Atari Jaguar II Spec's
The following Information was provided to
the Atari History Site by: Markus Kirschbaum
Size: 10.5" x 12" x 3.5"
Controls: Power on/off
Display: Resolution up to 1600 x 600 pixels (50 Hz/interlace)
32-bit "Extended True Color" display with 16,777,216
colors simultaneously (additional 8 bits of supplimental
graphics data support possible)
Multiple-resolution, multiple-color depth objects
(monochrome, 2-bit, 4-bit, 8-bit, 16-bit, 24-bit) can be
used simultaneously
Ports: Cartridge slot/expansion port (64 bits)
RF video output
Video edge connector (video/audio output)
(supports NTSC and PAL; provides S-Video, Composite, RGB
outputs, accessible by optional add-on connector)
Four controller ports
Digital Signal Processor port (includes high-speed
synchronous serial input/output)
Controllers: Eight-directional joypad
Size 5" x 4.5" x 1.5", cord 7 feet
Six fire buttons (A, B, C, D, E, F)
Pause and Option buttons
12-key keypad (accepts game-specific overlays)

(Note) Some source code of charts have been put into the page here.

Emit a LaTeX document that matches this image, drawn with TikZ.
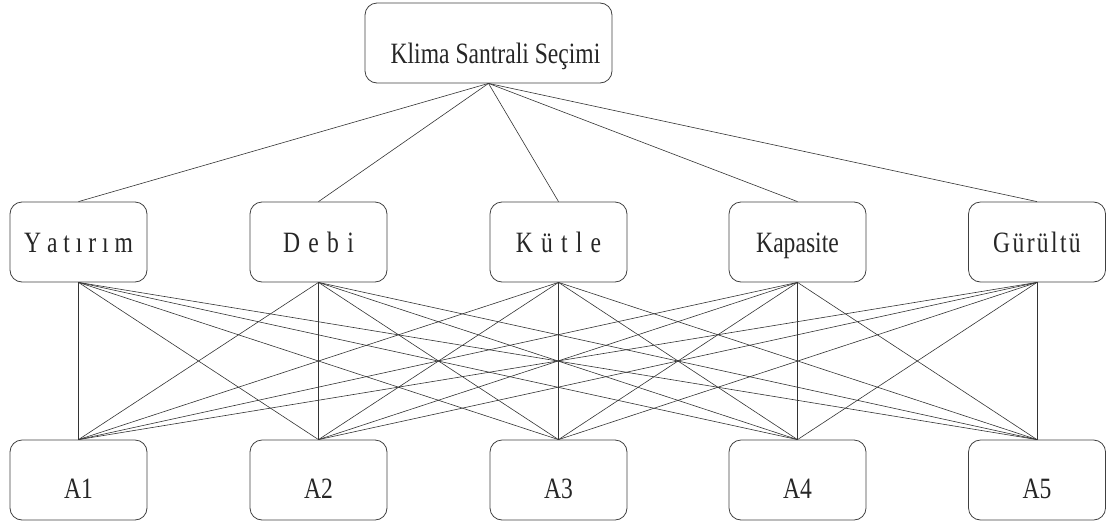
\documentclass[tikz,border=0pt]{standalone}
\usepackage{fontspec}
\setmainfont{Liberation Serif}[FakeStretch=0.8]
\begin{document}
\begin{tikzpicture}[x=1pt,y=-1pt,
  every node/.style={font=\fontsize{29.5pt}{32pt}\selectfont, text=black!85},
  box/.style={draw=black!75, line width=0.8pt, rounded corners=12pt,
    minimum width=137pt, minimum height=80pt, inner sep=0pt, text depth=0pt},
  goalbox/.style={box, minimum width=247pt, text height=40pt},
  critbox/.style={box, text height=20pt},
  altbox/.style={box, text height=36pt},
  link/.style={draw=black!80, line width=0.6pt}]
\useasboundingbox (0,0) rectangle (1113,525);

% goal
\node[goalbox] (goal) at (488.5,43) {\hspace*{14pt}Klima Santrali Seçimi};

% criteria
\node[critbox] (c1) at (78.5,242)  {Y a t ı r ı m};
\node[critbox] (c2) at (318.5,242) {\addfontfeature{LetterSpace=8}D e b i};
\node[critbox] (c3) at (558.5,242) {\addfontfeature{LetterSpace=8}K ü t l e};
\node[critbox] (c4) at (797.5,242) {Kapasite};
\node[critbox] (c5) at (1037,242)  {\addfontfeature{LetterSpace=8}Gürültü};

% alternatives
\node[altbox] (a1) at (78.5,480)  {A1};
\node[altbox] (a2) at (318.5,480) {A2};
\node[altbox] (a3) at (558.5,480) {A3};
\node[altbox] (a4) at (797.5,480) {A4};
\node[altbox] (a5) at (1037,480)  {A5};

% goal to criteria
\foreach \c in {c1,c2,c3,c4,c5}
  \draw[link] (goal.south) -- (\c.north);

% every criterion to every alternative
\foreach \c in {c1,c2,c3,c4,c5}
  \foreach \a in {a1,a2,a3,a4,a5}
    \draw[link] (\c.south) -- (\a.north);
\end{tikzpicture}
\end{document}
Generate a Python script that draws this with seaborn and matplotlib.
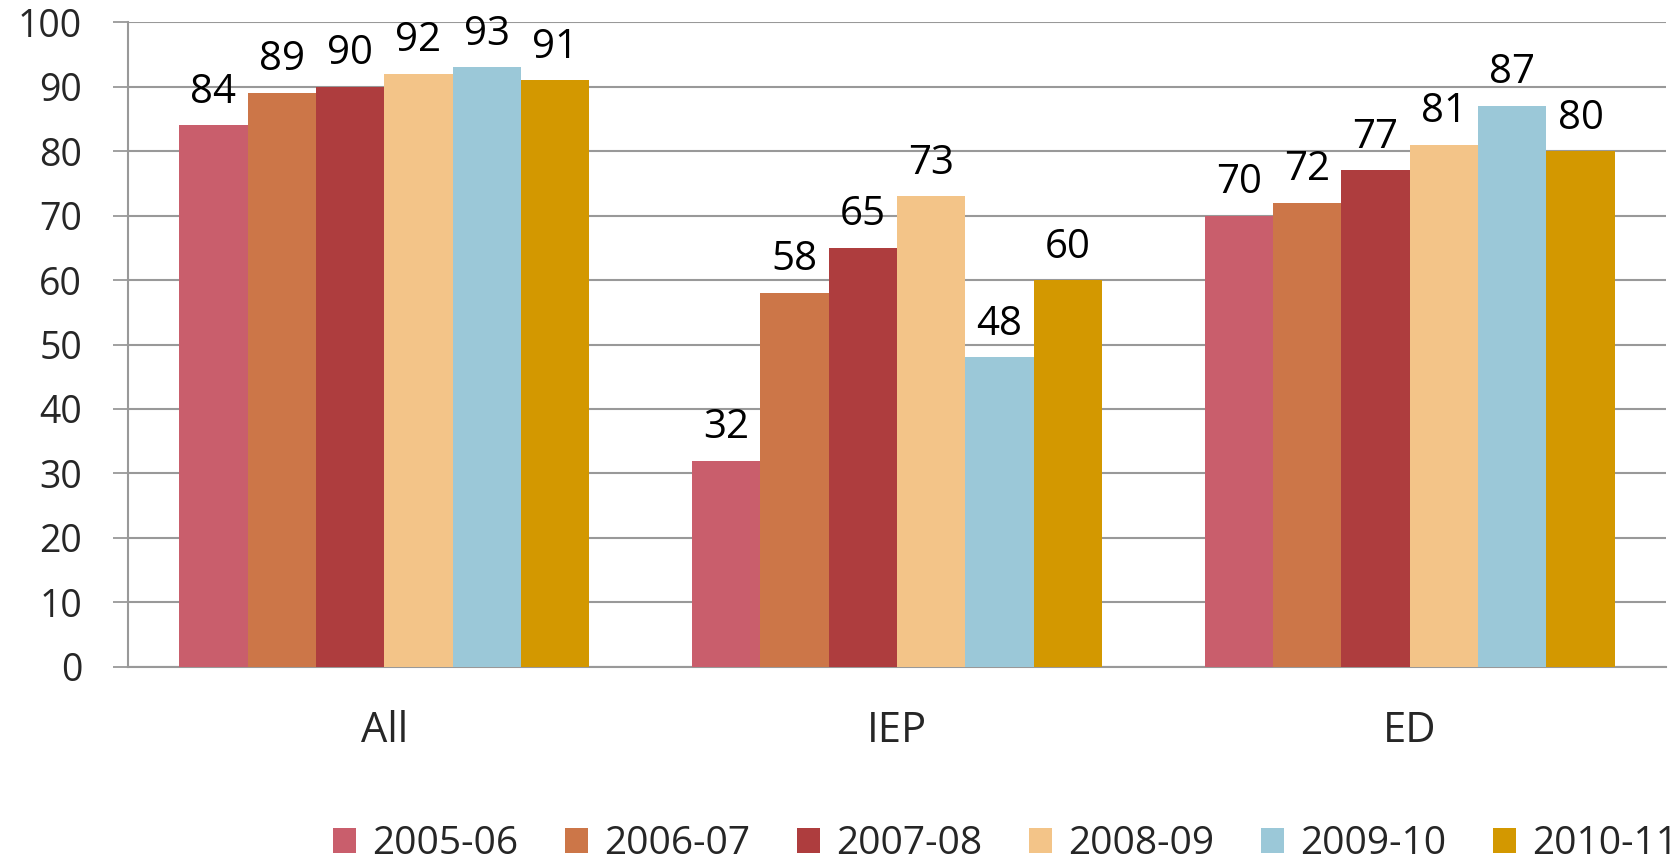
import numpy as np
import pandas as pd
import matplotlib
matplotlib.use("Agg")
import matplotlib.pyplot as plt
import seaborn as sns

# datos
groups = ["All", "IEP", "ED"]
years = ["2005-06", "2006-07", "2007-08", "2008-09", "2009-10", "2010-11"]
vals_all = [84, 89, 90, 92, 93, 91]
vals_iep = [32, 58, 65, 73, 48, 60]
vals_ed = [70, 72, 77, 81, 87, 80]
colors = ["#C95E6C", "#CC7648", "#AE3D3E", "#F3C488", "#9BC8D8", "#D39800"]
yticks = np.arange(0, 101, 10)

rows = []
for g, vals in zip(groups, [vals_all, vals_iep, vals_ed]):
    for yr, v in zip(years, vals):
        rows.append({"group": g, "year": yr, "value": v})
df = pd.DataFrame(rows)

sns.set_style("white")
plt.rcParams["font.family"] = ["Open Sans", "DejaVu Sans"]

fig = plt.figure(figsize=(16.77, 8.67), dpi=100)
ax = fig.add_axes([0.0763, 0.2307, 0.9171, 0.7439])

sns.barplot(data=df, x="group", y="value", hue="year", order=groups,
            hue_order=years, palette=colors, width=0.8, saturation=1,
            linewidth=0, ax=ax, zorder=3)

# etiquetas de valores
for cont in ax.containers:
    ax.bar_label(cont, fontsize=29, padding=9, color="black")

ax.set_ylim(0, 100)
ax.set_xlim(-0.5, 2.5)
ax.set_yticks(yticks)
ax.set_yticklabels([str(t) for t in yticks], fontsize=27)
ax.yaxis.grid(True, color="#999999", linewidth=1.5, zorder=0)
ax.set_axisbelow(True)

# ticks del eje x en los bordes de categorias
ax.set_xticks([0, 1, 2])
ax.set_xticklabels(groups, fontsize=30)
ax.set_xticks([-0.5, 0.5, 1.5, 2.5], minor=True)
ax.tick_params(axis="x", which="major", length=0, pad=31)
ax.tick_params(axis="x", which="minor", length=11, width=1.3, color="#999999", direction="out")
ax.tick_params(axis="y", length=11, width=1.3, color="#999999", direction="out", pad=22, left=True)

for s in ["top", "right"]:
    ax.spines[s].set_visible(False)
for s in ["left", "bottom"]:
    ax.spines[s].set_color("#999999")
    ax.spines[s].set_linewidth(1.5)

ax.set_xlabel("")
ax.set_ylabel("")

handles, labels = ax.get_legend_handles_labels()
ax.legend_.remove()
fig.legend(handles, labels, loc="center right", bbox_to_anchor=(1.003, 0.026),
           ncol=6, frameon=False, fontsize=28, handlelength=0.6, handleheight=0.6,
           handletextpad=0.41, columnspacing=1.2, borderpad=0.1, borderaxespad=0.0)

plt.savefig("out.png", dpi=100)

The Jaguar 2 has seven processors, which are contained in three chips.
Two of the chips are proprietary designs, nicknamed "Tom" and "Jerry".
The third chip is a standard Motorola 68EC020 used as a coprocessor.
Tom and Jerry are built using an 0.3 micron silicon process. With
proper programming, all seven processors can run in parallel.
- "Tom"
- 1,250,000 transistors, 292 pins
- Graphics Processing Unit (processor #1)
- 64-bit RISC architecture (64/128 register processor)
- 64 registers of 128 bits wide (shadow-buffering)
- Has access to all 2 x 64 bits of the system bus
- Can read 128 bits of data in one instruction
- Rated at 127.902 MIPS (million instructions per second)
- Runs at 63.951 MHz
- 2 x 32K bytes of zero wait-state internal SRAM (matrix)
- Performs a wide range of high-speed graphic effects
- Programmable
- Object processor (processor #2)
- 64-bit RISC architecture
- Programmable processor that can act as a variety of different
video architectures, such as a sprite engine, a pixel-mapped
display, a character-mapped system, and others.
- Blitter (processor #3)
- 64 bits read and write at the same time! (multibuffering!)
- 8K read buffer (fifo)
- 8K write buffer (lifo)
- Performs high-speed logical operations
- Hardware support for Z-buffering and Gouraud shading
- Texture Mapping Engine (processor #4)
- 64-bit RISC
- 64 bits
- Programmable risc processor
- 256K "texture-work-ram" of zero wait-state internal CACHE
- capable of doing about 900000 texture-mapped polyons,
without textures there can do 2500000 polyons.
- realtime Gouraud and Phong shading
- J/MPEG "COMBI" Chip (processor #5)
- 64 bits
- not programmable!
- 8K own data rom (with sinus) table
- 128K CACHE (fifo)
- realtime J/MPEG decompression via CACHE (fifo)
- DRAM memory controller
- 4 x 64 bits
- Accesses the DRAM directly
- "Jerry"
- 900,000 transistors, 196 pins
- Digital Signal Processor (processor #6)
- 32 bits (32-bit registers)
- Rated at 53,3 MIPS (million instructions per second)
- Runs at 53.3 MHz
- Same RISC core as the Graphics Processing Unit
- Not limited to sound generation
- 96K bytes of zero wait-state internal SRAM
- CD-quality sound (16-bit stereo 50KHz)
- Number of sound channels limited by software (minimum 16!!)
- Two DACs (stereo) convert digital data to analog sound
signals
- Full stereo capabilities
- Wavetable synthesis, FM synthesis, FM Sample synthesis, and AM
synthesis
- A clock control block, incorporating timers, and a UART
- Motorola 68EC020 (processor #7)
- Runs at 26.590MHz
- perfect 68000 emulation
- General purpose control processor
Communication is performed with a high speed 64-bit data bus, rated
at 2400 megabits/second. The 68000 is only able to access 16 bits
of this bus at a time.
The Jaguar 2 contains eight megabytes (64 megabits) of fast
page-mode DRAM, in eight chips with 1024 K each.